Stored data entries

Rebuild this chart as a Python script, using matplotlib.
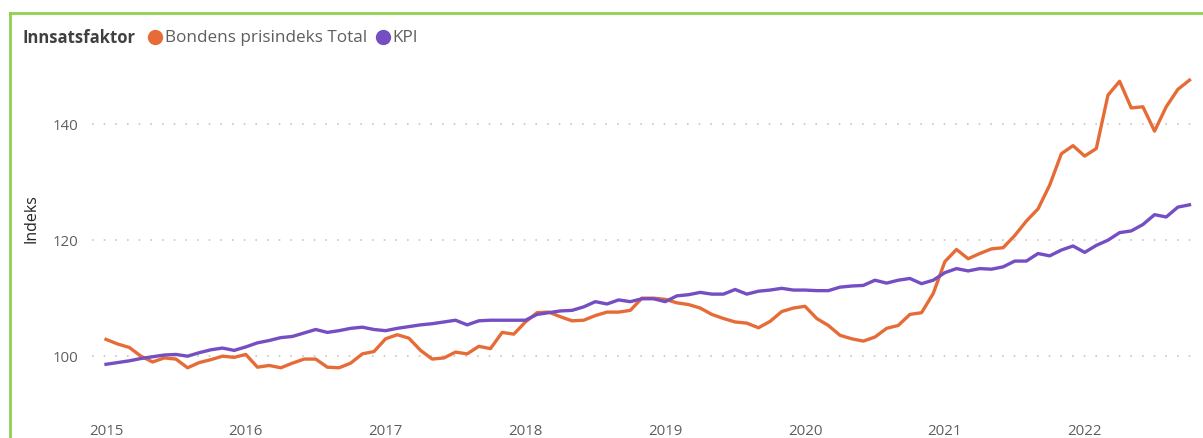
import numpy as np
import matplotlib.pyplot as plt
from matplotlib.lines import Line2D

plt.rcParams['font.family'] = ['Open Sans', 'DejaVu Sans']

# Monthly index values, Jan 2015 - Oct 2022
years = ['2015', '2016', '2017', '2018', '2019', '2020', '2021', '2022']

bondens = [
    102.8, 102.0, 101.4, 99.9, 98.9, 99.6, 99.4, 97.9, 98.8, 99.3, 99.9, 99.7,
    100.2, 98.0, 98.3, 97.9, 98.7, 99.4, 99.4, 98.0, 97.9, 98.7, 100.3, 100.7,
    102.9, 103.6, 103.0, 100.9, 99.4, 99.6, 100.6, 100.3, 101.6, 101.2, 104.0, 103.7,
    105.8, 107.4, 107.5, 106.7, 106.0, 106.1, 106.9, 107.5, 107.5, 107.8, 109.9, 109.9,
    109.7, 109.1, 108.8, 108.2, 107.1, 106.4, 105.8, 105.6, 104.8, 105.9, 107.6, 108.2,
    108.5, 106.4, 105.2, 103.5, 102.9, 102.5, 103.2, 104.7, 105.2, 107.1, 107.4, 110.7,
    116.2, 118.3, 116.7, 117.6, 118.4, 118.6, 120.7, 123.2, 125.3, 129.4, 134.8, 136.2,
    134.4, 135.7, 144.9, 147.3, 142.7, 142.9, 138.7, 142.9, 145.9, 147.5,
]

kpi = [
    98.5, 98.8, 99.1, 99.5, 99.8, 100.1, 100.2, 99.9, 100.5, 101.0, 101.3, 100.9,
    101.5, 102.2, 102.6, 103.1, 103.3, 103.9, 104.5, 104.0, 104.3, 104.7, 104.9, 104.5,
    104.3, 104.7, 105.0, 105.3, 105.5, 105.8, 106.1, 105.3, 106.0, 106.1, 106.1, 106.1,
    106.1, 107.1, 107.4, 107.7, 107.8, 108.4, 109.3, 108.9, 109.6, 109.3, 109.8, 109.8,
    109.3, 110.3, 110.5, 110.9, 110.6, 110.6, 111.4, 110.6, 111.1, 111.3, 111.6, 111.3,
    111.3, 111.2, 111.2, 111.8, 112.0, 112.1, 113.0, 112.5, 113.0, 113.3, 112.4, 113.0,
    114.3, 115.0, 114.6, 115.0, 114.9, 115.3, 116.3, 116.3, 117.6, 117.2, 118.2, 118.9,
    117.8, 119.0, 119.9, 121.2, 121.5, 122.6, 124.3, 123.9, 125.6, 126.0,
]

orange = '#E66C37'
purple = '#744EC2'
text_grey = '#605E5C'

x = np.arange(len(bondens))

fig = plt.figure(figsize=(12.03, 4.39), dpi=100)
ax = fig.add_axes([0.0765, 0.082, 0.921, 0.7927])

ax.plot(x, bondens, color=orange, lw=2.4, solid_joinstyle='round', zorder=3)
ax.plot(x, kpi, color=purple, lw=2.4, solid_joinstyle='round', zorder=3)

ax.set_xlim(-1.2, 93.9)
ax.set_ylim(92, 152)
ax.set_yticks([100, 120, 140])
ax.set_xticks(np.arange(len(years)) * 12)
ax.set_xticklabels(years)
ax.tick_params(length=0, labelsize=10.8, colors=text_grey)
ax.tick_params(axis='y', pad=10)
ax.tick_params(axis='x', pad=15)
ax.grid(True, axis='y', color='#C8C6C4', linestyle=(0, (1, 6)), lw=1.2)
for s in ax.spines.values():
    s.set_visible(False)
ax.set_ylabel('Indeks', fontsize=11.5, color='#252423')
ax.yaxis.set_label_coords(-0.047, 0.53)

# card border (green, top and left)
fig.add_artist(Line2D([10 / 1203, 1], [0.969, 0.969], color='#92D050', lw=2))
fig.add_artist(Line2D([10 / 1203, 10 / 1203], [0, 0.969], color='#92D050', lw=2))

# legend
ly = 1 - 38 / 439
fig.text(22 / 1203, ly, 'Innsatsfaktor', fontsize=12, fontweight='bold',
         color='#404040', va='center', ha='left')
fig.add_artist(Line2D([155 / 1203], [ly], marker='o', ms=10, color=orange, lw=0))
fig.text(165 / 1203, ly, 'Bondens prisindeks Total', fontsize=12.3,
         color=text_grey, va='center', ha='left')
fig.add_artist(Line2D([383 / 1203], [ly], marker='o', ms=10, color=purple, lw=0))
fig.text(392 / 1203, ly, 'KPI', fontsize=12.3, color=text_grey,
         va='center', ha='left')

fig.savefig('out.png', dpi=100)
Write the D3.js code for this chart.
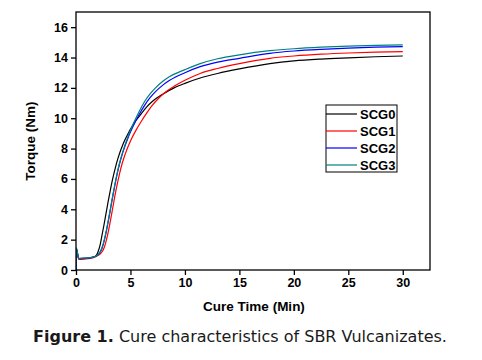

▶ _Problem statement_
Start at the top of the entries and repeat each line exactly, ending at the line that contains "['2015', '2016', '2017', '2018', '2019', '2020', '2021', '2022']". Pictures are not part of the copy.

▶ _Full solution_
Rebuild this chart as a Python script, using matplotlib.
import numpy as np
import matplotlib.pyplot as plt
from matplotlib.lines import Line2D

plt.rcParams['font.family'] = ['Open Sans', 'DejaVu Sans']

# Monthly index values, Jan 2015 - Oct 2022
years = ['2015', '2016', '2017', '2018', '2019', '2020', '2021', '2022']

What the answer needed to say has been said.